**STATED EXERCISE**
Write each line of the material exactly as given, from the top through the line that contains "const negBraces = categories.map((c, i)", and omit all pictures.
— Start of COLLECTED DATA —
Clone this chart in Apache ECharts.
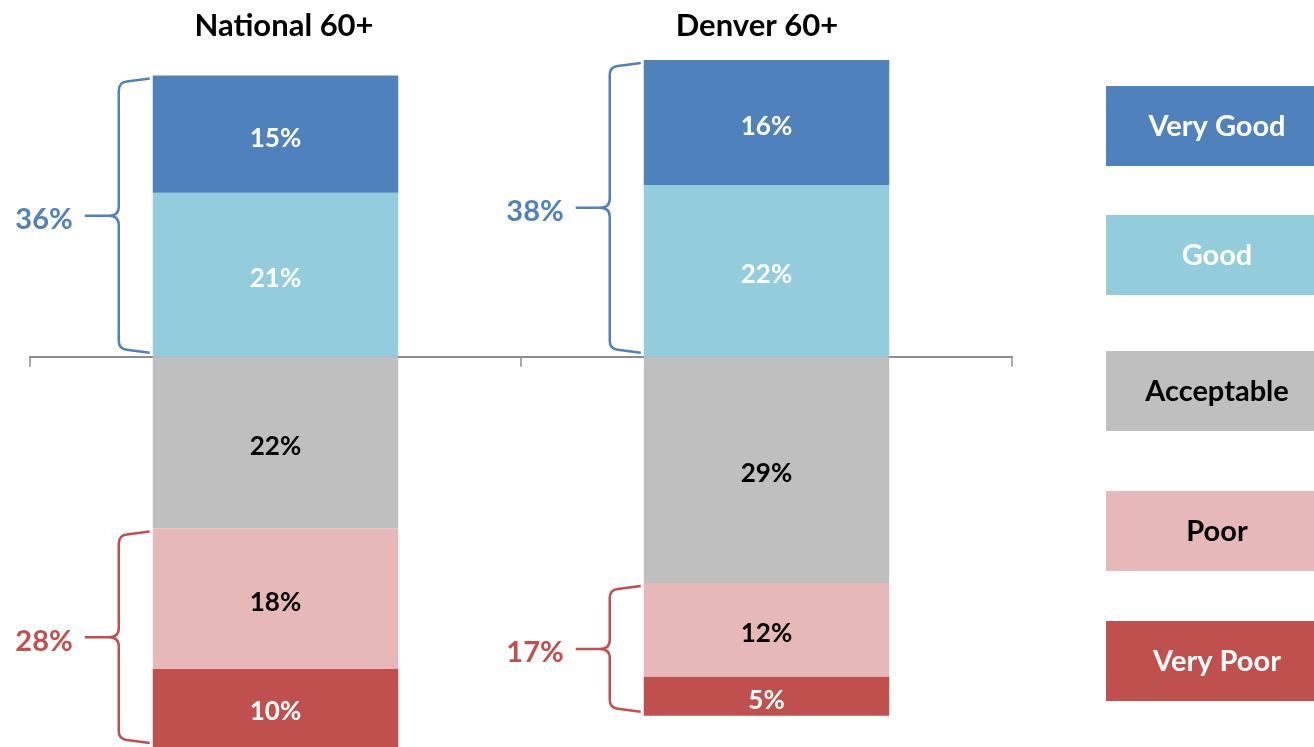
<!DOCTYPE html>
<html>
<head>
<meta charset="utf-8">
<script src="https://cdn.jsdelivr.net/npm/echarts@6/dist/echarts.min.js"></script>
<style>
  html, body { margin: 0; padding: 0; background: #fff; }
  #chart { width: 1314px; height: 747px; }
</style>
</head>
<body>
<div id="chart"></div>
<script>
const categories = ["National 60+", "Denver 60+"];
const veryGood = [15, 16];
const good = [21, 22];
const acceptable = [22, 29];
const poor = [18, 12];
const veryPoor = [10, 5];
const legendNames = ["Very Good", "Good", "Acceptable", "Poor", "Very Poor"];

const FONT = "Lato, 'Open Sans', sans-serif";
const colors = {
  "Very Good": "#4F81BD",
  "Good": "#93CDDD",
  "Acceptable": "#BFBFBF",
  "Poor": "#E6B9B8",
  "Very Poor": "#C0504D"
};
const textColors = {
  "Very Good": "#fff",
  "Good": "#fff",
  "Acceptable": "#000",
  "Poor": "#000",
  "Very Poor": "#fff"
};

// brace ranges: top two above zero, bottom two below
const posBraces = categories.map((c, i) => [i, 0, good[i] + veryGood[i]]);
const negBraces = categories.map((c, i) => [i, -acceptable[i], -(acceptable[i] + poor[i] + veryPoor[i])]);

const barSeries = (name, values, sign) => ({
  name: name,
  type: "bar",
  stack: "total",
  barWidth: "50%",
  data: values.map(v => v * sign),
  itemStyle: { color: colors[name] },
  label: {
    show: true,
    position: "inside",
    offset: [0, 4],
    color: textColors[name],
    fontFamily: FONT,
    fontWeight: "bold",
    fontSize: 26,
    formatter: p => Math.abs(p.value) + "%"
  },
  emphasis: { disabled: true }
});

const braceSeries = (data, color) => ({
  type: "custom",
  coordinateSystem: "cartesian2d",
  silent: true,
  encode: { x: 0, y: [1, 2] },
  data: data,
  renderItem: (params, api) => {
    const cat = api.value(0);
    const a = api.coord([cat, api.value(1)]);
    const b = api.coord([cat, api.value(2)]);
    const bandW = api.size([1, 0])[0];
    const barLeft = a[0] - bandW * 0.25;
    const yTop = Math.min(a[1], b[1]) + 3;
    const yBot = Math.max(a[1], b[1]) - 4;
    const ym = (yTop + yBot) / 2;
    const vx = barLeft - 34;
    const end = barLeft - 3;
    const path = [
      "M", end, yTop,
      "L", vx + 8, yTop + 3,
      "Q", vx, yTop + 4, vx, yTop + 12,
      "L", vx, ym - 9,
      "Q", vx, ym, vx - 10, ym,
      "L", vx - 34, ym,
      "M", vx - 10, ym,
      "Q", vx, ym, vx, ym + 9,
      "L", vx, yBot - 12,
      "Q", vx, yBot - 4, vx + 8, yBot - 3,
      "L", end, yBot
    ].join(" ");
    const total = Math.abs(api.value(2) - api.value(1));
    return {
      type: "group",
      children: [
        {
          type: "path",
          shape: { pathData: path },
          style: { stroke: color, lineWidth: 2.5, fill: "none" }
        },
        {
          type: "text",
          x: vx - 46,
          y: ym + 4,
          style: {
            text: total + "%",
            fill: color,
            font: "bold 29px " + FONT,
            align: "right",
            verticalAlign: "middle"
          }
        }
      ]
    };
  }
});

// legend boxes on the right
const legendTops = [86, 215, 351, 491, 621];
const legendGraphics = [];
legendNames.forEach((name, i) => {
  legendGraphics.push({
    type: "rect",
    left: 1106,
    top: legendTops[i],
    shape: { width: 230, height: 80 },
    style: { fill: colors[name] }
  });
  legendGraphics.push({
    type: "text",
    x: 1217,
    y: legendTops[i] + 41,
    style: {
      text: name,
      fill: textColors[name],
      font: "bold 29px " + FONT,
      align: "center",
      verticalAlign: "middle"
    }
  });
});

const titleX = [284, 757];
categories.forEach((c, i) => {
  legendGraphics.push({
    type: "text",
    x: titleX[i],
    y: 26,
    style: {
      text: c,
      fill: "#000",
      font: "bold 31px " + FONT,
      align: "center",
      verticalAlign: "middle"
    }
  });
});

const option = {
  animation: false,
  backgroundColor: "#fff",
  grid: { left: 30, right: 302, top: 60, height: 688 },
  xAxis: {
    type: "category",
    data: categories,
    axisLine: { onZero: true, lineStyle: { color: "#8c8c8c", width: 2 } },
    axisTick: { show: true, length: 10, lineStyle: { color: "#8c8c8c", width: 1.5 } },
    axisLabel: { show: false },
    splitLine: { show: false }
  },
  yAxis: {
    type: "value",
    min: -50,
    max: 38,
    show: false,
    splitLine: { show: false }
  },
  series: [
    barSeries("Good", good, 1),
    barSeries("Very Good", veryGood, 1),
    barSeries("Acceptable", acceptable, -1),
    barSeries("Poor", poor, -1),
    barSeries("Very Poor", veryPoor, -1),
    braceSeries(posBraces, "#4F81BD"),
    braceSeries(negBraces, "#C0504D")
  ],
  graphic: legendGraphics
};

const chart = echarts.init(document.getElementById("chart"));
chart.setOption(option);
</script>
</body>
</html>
— End of COLLECTED DATA —
**FINISHED EXERCISE**
Clone this chart in Apache ECharts.
<!DOCTYPE html>
<html>
<head>
<meta charset="utf-8">
<script src="https://cdn.jsdelivr.net/npm/echarts@6/dist/echarts.min.js"></script>
<style>
  html, body { margin: 0; padding: 0; background: #fff; }
  #chart { width: 1314px; height: 747px; }
</style>
</head>
<body>
<div id="chart"></div>
<script>
const categories = ["National 60+", "Denver 60+"];
const veryGood = [15, 16];
const good = [21, 22];
const acceptable = [22, 29];
const poor = [18, 12];
const veryPoor = [10, 5];
const legendNames = ["Very Good", "Good", "Acceptable", "Poor", "Very Poor"];

const FONT = "Lato, 'Open Sans', sans-serif";
const colors = {
  "Very Good": "#4F81BD",
  "Good": "#93CDDD",
  "Acceptable": "#BFBFBF",
  "Poor": "#E6B9B8",
  "Very Poor": "#C0504D"
};
const textColors = {
  "Very Good": "#fff",
  "Good": "#fff",
  "Acceptable": "#000",
  "Poor": "#000",
  "Very Poor": "#fff"
};

// brace ranges: top two above zero, bottom two below
const posBraces = categories.map((c, i) => [i, 0, good[i] + veryGood[i]]);
const negBraces = categories.map((c, i) => [i, -acceptable[i], -(acceptable[i] + poor[i] + veryPoor[i])]);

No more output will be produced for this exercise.